▶ [Work to be completed]: Copy each line below in which the word "with" occurs.
• • •
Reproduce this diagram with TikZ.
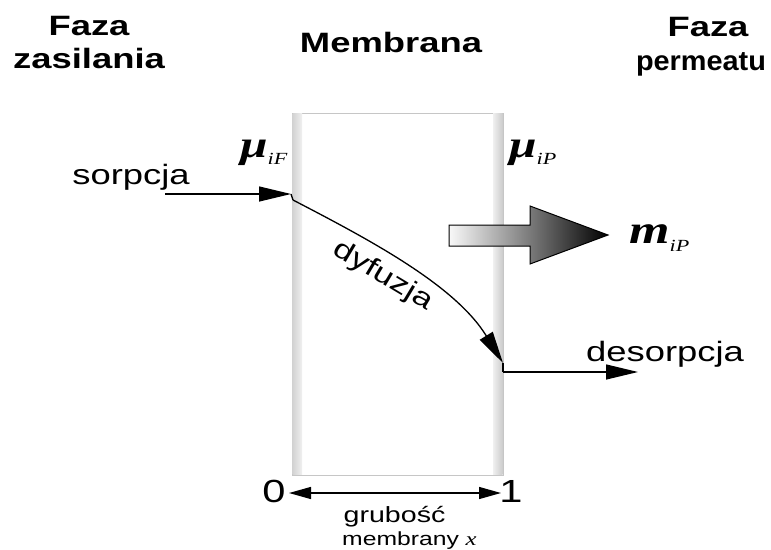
\documentclass[tikz,border=0pt]{standalone}
\usepackage{fontspec}
\setmainfont[FakeStretch=1.3]{Liberation Sans}
\newfontfamily\narrowsans[FakeStretch=1.05]{Liberation Sans}
\newfontfamily\serifit[FakeStretch=1.3]{Liberation Serif}
\usetikzlibrary{arrows.meta}
\begin{document}
\begin{tikzpicture}[x=1pt,y=-1pt,
  lbl/.style={font=\fontsize{28}{28}\selectfont, inner sep=0pt},
  hd/.style={font=\fontsize{28}{28}\selectfont\bfseries, inner sep=0pt, anchor=base},
  flow/.style={-{Triangle[length=32pt,width=15pt]}, line width=1.3pt},
  plain/.style={line width=1.3pt},
  dim/.style={{Triangle[length=22pt,width=12pt]}-{Triangle[length=22pt,width=12pt]}, line width=1.3pt},
  sym/.style={inner sep=0pt, anchor=base west}]
\useasboundingbox (0,0) rectangle (771,549);
% headings
\node[hd] (fzL1) at (89,35) {Faza};
\node[hd] (fzL2) at (89,68) {zasilania};
\node[hd] (mem) at (391,52) {Membrana};
\node[hd] (fzR1) at (708,36) {Faza};
\node[hd, font=\narrowsans\fontsize{27.5}{27.5}\selectfont\bfseries] (fzR2) at (701,70) {permeatu};
% membrane
\path[draw=gray!45, fill=white, line width=0.8pt] (292,113) rectangle (503,475);
\shade[left color=gray!35, right color=gray!12] (292.5,113.5) rectangle (302,474.5);
\shade[left color=gray!12, right color=gray!40] (493,113.5) rectangle (502.5,474.5);
% potentials
\node[sym] (muF) at (240,157) {{\serifit\fontsize{38}{38}\selectfont\bfseries\itshape μ}\raisebox{-7pt}{\serifit\fontsize{17}{17}\selectfont\itshape iF}};
\node[sym] (muP) at (509,157) {{\serifit\fontsize{38}{38}\selectfont\bfseries\itshape μ}\raisebox{-7pt}{\serifit\fontsize{17}{17}\selectfont\itshape iP}};
% flow path
\coordinate (sA) at (165,194);
\coordinate (sB) at (291,194);
\coordinate (cA) at (293,200);
\coordinate (cB) at (503,363);
\coordinate (dA) at (503,372);
\coordinate (dB) at (638,372);
\node[lbl] (sor) at (131,177) {sorpcja};
\node[lbl] (des) at (665,354) {desorpcja};
\draw[flow] (sA) -- (sB);
\draw[plain] (sB) -- (cA);
\draw[flow] (cA) .. controls (370,240) and (455,285) .. (cB);
\draw[plain] (cB) -- (dA);
\draw[flow] (dA) -- (dB);
\node[lbl, font=\fontsize{27}{27}\selectfont, rotate=-31] (dyf) at (383,276) {dyfuzja};
% big flux arrow
\path[draw=black, line width=1pt, left color=gray!5, right color=black]
  (449,225) -- (530,225) -- (530,206) -- (608,235) -- (530,264) -- (530,246) -- (449,246) -- cycle;
\node[sym] (mP) at (629,243) {{\serifit\fontsize{40}{40}\selectfont\bfseries\itshape m}\raisebox{-8pt}{\serifit\fontsize{17}{17}\selectfont\itshape iP}};
% thickness
\node[lbl, font=\fontsize{32}{32}\selectfont] (n0) at (274,491) {0};
\node[lbl, font=\fontsize{32}{32}\selectfont] (n1) at (511,491) {1};
\coordinate (b0) at (289,493);
\coordinate (b1) at (501,493);
\draw[dim] (b0) -- (b1);
\node[lbl, font=\fontsize{22}{22}\selectfont, anchor=base] (gr) at (394.5,522) {grubość};
\node[lbl, font=\fontsize{19}{19}\selectfont, anchor=base west] (mx) at (342,545) {membrany {\serifit\itshape x}};
\end{tikzpicture}
\end{document}
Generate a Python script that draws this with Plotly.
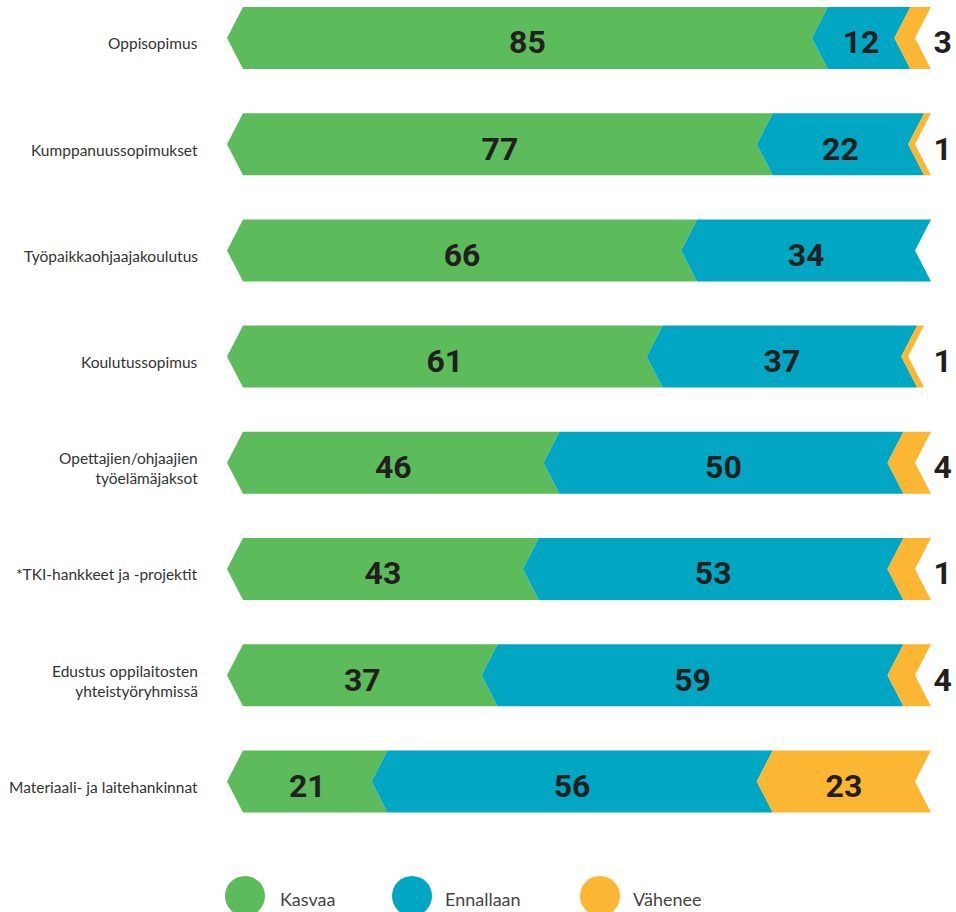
• • •
▶ [Exercise response]:
Reproduce this diagram with TikZ.
Generate a Python script that draws this with Plotly.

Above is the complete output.